→ **Written request**
Retype only what runs from the first line of the listing to the line holding "minimum width=1.92cm] (img)", both included. Do not retype the pictures.

→ **Provided material**

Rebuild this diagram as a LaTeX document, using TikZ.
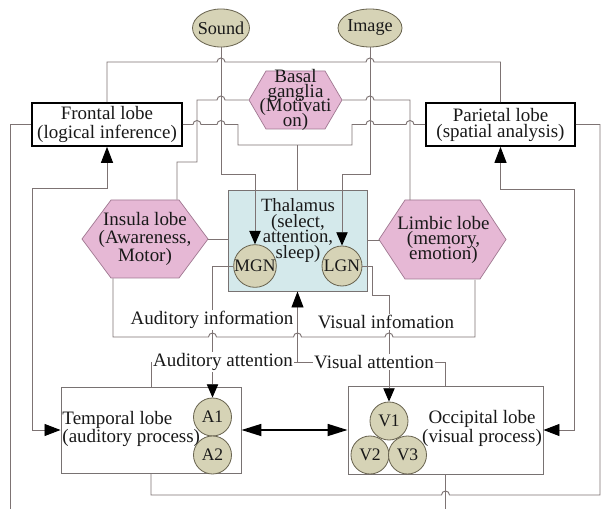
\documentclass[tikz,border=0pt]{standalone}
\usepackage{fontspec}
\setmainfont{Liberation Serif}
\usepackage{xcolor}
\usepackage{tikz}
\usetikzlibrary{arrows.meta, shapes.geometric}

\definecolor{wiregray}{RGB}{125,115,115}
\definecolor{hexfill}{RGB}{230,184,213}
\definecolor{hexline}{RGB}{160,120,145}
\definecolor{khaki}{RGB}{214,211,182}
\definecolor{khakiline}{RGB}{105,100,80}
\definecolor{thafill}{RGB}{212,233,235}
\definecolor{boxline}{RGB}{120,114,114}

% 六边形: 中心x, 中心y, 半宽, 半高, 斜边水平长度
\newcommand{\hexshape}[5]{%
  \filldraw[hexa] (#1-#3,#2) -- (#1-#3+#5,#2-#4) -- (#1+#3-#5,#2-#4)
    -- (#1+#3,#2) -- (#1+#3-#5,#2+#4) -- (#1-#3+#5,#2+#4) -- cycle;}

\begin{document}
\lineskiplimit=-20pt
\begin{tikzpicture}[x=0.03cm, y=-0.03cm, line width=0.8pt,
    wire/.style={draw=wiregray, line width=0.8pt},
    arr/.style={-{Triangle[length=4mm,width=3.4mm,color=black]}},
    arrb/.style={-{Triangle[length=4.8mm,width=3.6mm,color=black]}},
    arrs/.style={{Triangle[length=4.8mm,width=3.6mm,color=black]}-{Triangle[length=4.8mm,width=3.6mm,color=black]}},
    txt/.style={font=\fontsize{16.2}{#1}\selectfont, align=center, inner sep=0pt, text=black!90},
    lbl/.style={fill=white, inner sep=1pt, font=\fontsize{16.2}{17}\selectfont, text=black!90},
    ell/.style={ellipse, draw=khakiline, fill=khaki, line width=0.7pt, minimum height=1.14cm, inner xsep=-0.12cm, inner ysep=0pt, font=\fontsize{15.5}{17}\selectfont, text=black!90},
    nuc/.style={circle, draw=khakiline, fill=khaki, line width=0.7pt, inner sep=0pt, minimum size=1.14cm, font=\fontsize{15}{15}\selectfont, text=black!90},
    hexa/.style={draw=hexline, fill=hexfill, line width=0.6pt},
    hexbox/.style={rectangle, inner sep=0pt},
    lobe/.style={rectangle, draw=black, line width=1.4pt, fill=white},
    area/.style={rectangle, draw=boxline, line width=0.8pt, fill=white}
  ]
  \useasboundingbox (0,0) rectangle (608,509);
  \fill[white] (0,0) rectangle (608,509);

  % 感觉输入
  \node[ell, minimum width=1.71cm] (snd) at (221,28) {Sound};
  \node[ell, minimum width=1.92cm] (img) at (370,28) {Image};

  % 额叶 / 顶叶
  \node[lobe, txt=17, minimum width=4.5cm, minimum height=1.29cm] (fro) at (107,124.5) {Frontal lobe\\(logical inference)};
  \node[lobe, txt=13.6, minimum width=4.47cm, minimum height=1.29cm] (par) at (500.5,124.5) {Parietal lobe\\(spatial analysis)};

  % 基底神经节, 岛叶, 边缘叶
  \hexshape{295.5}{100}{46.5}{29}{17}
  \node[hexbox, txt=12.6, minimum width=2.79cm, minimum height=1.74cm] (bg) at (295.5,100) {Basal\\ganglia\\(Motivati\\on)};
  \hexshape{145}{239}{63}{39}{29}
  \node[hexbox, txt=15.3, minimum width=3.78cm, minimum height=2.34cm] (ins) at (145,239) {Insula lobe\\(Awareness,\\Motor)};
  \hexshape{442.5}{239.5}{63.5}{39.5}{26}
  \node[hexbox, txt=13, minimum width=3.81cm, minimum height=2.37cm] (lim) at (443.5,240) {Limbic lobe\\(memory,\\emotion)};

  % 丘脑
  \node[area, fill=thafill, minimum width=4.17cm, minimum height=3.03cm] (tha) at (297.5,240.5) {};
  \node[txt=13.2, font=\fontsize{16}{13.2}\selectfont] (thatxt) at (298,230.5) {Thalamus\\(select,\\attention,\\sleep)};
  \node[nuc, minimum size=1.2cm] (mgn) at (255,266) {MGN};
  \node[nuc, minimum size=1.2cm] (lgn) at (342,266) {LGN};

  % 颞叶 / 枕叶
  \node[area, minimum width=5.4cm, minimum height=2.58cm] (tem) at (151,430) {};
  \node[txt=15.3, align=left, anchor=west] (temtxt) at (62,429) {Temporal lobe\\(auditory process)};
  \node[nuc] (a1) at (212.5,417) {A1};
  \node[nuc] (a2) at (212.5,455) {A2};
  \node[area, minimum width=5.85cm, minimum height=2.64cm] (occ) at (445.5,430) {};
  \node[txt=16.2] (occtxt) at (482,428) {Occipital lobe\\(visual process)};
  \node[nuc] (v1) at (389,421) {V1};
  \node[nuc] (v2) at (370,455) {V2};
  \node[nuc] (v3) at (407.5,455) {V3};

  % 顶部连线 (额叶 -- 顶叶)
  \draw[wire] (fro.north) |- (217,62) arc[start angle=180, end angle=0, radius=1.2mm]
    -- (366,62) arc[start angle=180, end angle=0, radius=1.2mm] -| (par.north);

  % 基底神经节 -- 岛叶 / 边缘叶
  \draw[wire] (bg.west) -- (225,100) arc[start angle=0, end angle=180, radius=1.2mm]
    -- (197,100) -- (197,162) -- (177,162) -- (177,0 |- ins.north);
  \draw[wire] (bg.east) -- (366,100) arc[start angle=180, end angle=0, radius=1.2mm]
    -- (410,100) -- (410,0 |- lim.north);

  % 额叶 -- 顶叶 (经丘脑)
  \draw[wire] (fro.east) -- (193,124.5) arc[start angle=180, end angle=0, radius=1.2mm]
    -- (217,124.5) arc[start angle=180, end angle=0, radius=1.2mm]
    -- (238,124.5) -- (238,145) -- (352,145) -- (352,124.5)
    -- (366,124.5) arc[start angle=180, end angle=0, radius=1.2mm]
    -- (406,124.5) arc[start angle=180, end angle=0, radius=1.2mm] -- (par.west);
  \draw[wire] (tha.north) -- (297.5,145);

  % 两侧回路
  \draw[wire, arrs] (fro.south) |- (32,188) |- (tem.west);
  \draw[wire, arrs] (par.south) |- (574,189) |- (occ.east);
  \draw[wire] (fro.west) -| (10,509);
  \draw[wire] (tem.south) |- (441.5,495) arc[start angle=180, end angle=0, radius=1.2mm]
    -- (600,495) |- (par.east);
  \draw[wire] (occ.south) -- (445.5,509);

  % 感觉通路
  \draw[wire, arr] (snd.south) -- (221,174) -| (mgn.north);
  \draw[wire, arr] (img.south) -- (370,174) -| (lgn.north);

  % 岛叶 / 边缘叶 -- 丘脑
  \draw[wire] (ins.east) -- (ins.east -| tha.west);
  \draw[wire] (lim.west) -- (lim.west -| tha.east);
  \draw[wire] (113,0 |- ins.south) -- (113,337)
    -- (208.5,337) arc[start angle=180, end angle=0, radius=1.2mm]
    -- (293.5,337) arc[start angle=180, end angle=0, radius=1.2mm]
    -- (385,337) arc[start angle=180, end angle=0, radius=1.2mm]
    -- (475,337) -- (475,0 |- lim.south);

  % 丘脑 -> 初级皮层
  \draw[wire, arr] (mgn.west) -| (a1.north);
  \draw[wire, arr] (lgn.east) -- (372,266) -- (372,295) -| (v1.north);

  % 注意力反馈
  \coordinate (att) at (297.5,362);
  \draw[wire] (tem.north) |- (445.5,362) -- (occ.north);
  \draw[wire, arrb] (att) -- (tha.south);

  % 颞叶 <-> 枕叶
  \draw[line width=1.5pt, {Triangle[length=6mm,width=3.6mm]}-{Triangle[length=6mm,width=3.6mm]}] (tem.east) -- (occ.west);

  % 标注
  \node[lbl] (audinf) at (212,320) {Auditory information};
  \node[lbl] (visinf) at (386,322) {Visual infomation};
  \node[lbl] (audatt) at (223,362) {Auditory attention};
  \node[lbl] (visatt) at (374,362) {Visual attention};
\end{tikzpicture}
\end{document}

→ **Solution**
Rebuild this diagram as a LaTeX document, using TikZ.
\documentclass[tikz,border=0pt]{standalone}
\usepackage{fontspec}
\setmainfont{Liberation Serif}
\usepackage{xcolor}
\usepackage{tikz}
\usetikzlibrary{arrows.meta, shapes.geometric}

\definecolor{wiregray}{RGB}{125,115,115}
\definecolor{hexfill}{RGB}{230,184,213}
\definecolor{hexline}{RGB}{160,120,145}
\definecolor{khaki}{RGB}{214,211,182}
\definecolor{khakiline}{RGB}{105,100,80}
\definecolor{thafill}{RGB}{212,233,235}
\definecolor{boxline}{RGB}{120,114,114}

% 六边形: 中心x, 中心y, 半宽, 半高, 斜边水平长度
\newcommand{\hexshape}[5]{%
  \filldraw[hexa] (#1-#3,#2) -- (#1-#3+#5,#2-#4) -- (#1+#3-#5,#2-#4)
    -- (#1+#3,#2) -- (#1+#3-#5,#2+#4) -- (#1-#3+#5,#2+#4) -- cycle;}

\begin{document}
\lineskiplimit=-20pt
\begin{tikzpicture}[x=0.03cm, y=-0.03cm, line width=0.8pt,
    wire/.style={draw=wiregray, line width=0.8pt},
    arr/.style={-{Triangle[length=4mm,width=3.4mm,color=black]}},
    arrb/.style={-{Triangle[length=4.8mm,width=3.6mm,color=black]}},
    arrs/.style={{Triangle[length=4.8mm,width=3.6mm,color=black]}-{Triangle[length=4.8mm,width=3.6mm,color=black]}},
    txt/.style={font=\fontsize{16.2}{#1}\selectfont, align=center, inner sep=0pt, text=black!90},
    lbl/.style={fill=white, inner sep=1pt, font=\fontsize{16.2}{17}\selectfont, text=black!90},
    ell/.style={ellipse, draw=khakiline, fill=khaki, line width=0.7pt, minimum height=1.14cm, inner xsep=-0.12cm, inner ysep=0pt, font=\fontsize{15.5}{17}\selectfont, text=black!90},
    nuc/.style={circle, draw=khakiline, fill=khaki, line width=0.7pt, inner sep=0pt, minimum size=1.14cm, font=\fontsize{15}{15}\selectfont, text=black!90},
    hexa/.style={draw=hexline, fill=hexfill, line width=0.6pt},
    hexbox/.style={rectangle, inner sep=0pt},
    lobe/.style={rectangle, draw=black, line width=1.4pt, fill=white},
    area/.style={rectangle, draw=boxline, line width=0.8pt, fill=white}
  ]
  \useasboundingbox (0,0) rectangle (608,509);
  \fill[white] (0,0) rectangle (608,509);

  % 感觉输入
  \node[ell, minimum width=1.71cm] (snd) at (221,28) {Sound};
  \node[ell, minimum width=1.92cm] (img) at (370,28) {Image};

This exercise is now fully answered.